Image by: Dan Moyle
Well, first off I would like to say sorry for the lack of consistency in my writing. I have been traveling quite a lot where I almost just wanted to let my mind wander and collect some random thoughts. Which brings us to now.
To start, Happy New Year! All the sudden, 2013 has rushed by and 2014 has now arrived. Now, I am not usually one to make resolutions, but this year I guess I sort of did come up with my own year long challenges.
Like I said I have been doing a lot of self-reflection lately in my time of being absent here. I also have just read through some of my old posts, journal entries (especially those which did not make it on here to my blog), and came up with...I guess you could call them "resolutions"...but I'm gonna stick with challenges =] Anyways, they were quite simple ones, so I am hoping I will be able to carry them out throughout the year. The first one I think can relate to us all.
1. Be Nicer to Myself - I think we all could have this as a "resolution." I know for many of us, we are our own worst enemy. Or in the case of my "dark passenger," have them inside us. Especially now after reading some of my past journal entries that I did not post, I prevented myself to having chance to be happy just because of how I was thinking. The negative thoughts in me were still so loud (and sometimes they definitely still are) that they can quite literally steal the happiness that could be right around the corner. Let us make 2014 a year where we try our hardest to fight off the negativity that tries its hardest to control our lives. Don't get me wrong, I know there are definitely going to be times where it just doesn't even seem possible. But all I am saying, at least for myself, is that I am going to try as hard as I can, harder than I ever have before, to push the negativity out as much as I can.

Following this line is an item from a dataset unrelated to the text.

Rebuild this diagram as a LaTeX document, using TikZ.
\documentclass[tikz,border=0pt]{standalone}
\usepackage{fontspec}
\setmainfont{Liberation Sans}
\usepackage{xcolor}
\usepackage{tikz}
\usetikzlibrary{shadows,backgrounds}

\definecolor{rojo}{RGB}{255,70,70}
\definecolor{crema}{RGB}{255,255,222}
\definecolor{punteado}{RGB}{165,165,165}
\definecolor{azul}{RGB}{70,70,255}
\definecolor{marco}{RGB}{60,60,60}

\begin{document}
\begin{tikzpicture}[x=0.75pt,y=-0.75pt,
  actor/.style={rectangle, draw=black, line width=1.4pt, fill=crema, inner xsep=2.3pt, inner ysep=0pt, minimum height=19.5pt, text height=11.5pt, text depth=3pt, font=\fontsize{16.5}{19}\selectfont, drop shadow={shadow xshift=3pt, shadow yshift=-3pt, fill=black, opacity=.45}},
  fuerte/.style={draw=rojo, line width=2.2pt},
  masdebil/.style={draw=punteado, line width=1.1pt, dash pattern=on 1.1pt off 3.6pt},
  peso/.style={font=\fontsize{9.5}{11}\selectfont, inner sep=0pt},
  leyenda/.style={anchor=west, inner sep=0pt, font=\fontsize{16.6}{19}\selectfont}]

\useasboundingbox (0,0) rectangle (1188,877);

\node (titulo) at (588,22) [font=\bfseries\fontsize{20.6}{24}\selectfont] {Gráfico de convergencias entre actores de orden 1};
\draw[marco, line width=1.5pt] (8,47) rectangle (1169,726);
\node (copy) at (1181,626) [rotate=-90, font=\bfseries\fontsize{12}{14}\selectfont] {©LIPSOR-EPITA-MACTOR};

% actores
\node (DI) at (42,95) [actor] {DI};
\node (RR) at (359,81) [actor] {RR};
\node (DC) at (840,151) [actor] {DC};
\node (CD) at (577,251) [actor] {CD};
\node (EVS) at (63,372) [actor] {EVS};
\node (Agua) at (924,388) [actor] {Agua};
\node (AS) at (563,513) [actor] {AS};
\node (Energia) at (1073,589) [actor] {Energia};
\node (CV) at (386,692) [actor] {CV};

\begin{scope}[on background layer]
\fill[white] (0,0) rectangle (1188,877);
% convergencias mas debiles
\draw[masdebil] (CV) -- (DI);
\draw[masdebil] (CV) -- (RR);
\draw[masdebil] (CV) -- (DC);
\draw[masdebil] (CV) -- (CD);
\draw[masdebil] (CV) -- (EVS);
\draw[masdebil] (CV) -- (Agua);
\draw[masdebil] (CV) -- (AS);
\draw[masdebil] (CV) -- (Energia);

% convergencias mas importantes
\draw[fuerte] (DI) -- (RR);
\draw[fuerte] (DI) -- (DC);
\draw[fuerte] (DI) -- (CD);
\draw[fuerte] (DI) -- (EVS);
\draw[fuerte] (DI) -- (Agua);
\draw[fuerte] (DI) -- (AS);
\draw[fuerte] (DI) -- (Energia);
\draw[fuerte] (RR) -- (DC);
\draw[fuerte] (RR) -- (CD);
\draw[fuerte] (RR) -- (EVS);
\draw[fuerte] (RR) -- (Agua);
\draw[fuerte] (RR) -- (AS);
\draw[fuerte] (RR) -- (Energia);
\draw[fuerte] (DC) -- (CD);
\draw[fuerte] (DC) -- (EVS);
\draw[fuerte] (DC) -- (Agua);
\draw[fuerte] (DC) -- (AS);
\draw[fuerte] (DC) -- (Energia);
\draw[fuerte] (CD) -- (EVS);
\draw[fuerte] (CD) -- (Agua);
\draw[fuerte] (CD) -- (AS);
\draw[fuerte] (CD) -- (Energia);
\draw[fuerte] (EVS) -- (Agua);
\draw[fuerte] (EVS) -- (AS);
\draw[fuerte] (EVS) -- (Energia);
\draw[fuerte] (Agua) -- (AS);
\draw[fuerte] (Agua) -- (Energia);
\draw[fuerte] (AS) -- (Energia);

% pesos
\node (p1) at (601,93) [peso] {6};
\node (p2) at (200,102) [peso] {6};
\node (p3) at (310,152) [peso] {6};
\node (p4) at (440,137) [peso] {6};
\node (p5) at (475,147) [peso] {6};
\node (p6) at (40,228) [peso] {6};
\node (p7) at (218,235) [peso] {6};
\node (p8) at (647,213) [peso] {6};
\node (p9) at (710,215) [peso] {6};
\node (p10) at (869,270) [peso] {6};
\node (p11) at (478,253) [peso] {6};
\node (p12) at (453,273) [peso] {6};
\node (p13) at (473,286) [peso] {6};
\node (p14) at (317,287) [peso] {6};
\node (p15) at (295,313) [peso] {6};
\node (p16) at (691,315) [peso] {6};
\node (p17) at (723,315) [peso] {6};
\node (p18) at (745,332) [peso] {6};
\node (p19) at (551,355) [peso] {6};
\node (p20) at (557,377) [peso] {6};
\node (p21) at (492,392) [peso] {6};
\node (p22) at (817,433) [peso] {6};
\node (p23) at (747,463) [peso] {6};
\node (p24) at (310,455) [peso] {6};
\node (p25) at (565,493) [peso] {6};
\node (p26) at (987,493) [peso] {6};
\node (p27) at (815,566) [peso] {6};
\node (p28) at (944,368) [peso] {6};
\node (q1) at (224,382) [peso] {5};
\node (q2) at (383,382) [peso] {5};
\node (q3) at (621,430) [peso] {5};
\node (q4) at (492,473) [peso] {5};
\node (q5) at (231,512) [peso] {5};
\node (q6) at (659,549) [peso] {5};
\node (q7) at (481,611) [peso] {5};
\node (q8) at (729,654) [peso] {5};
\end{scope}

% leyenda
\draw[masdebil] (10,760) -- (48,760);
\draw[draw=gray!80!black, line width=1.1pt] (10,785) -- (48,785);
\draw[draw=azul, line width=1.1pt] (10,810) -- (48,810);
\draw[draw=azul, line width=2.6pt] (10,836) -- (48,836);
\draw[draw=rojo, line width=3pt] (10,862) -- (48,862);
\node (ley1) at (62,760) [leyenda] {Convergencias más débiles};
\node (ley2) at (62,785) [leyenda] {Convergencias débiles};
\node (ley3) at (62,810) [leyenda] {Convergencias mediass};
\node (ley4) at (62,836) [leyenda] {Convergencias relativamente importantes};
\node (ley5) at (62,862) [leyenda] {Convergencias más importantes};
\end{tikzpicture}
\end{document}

2. Uncensored Writings - For myself, I have decided that all my entries that I write in my journal, need to be posted. There are certain ones that I leave in there just because at the time they were written, things were happening that just made the posts much more negative than positive. But I was thinking...this is MY blog. At first, I was scared that posting some of those entries would spread the negativity going on in my head (I still really hope this does not happen). But on my blog, in order for me to write consistently and honestly, I need to include the hardships and negativity that is trying to fight its way to control my head.
I know some people are really good at just letting the positive in and pushing all the negative out, but in no case is that me. Plus, I have truly seen the community that is here in the blogosphere and have already received the kindest of words and help from people. Something I definitely did not expect to happen so soon. So if any of you have criticisms, advice, thoughts, or anything else, I would love to hear them on any post.
Again, blogging has already been such a blessing for me. Just that so many different people have reached out, already means so much. It has definitely shown me that with what I was going through, I am not alone. In part, this is why I wanted to include everything, including some of the very dark or negative moments, in my posts. So that if someone is out there, going through the same thing, they too can know they are not alone. Just knowing that one simple fact saved my life once upon a time.
I strongly believe we are all in this together. Life can consist of so many unpleasant moments where being able to just let it out and get some support can have so much positive power... and definitely even kickstart someones healing process like it did mine.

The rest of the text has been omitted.